The latest inflation report from the NBS shows a third successive decline in the headline inflation y/y, to 17.2% in April from 17.3% the previous month. (Our expectation, shared with the wire services, was 17.2%.) The growth in the core measure slowed from 15.4% y/y to 14.8%, its lowest level for one year. In contrast, food price inflation accelerated from 18.4% y/y to 19.3%. The report overall is a disappointment for policymakers since it highlights still pronounced supply-side constraints.
We struggle to see much positive impact of the naira appreciation on the parallel market other than on imported food prices (see chart). The improvement in the supply of fx has not been replicated in power, for example.
One possible explanation for the stubbornly high food price inflation (of 2.0% m/m in April) is an increasing preference of farmers for exporting their produce. It is anecdotal, and not yet corroborated by any other data such as non-oil exports.
Sources: National Bureau of Statistics (NBS); FBNQuest Research
This latest inflation report, like the last, is unlikely to be a driver in the market for naira-denominated FGN securities.

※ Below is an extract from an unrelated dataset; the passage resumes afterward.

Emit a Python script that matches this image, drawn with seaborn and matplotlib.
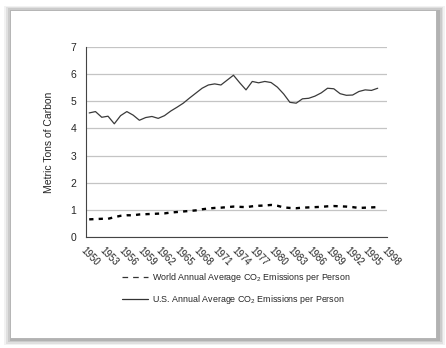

The monetary policy committee (MPC) meets next week. In its communique in late March, it was adamant that it would not consider a policy rate cut without a clear trend of m/m declines in the headline rate. We doubt that the committee will be impressed with this latest inflation report, and do not see much joy in the months ahead. The policy rate may well be stuck at 14.00% throughout the year.
The run of positive base effects comes to an end this month (May), for which we see a marked decline in the headline rate to 15.8% y/y on a marginally lower m/m rate of 1.5%.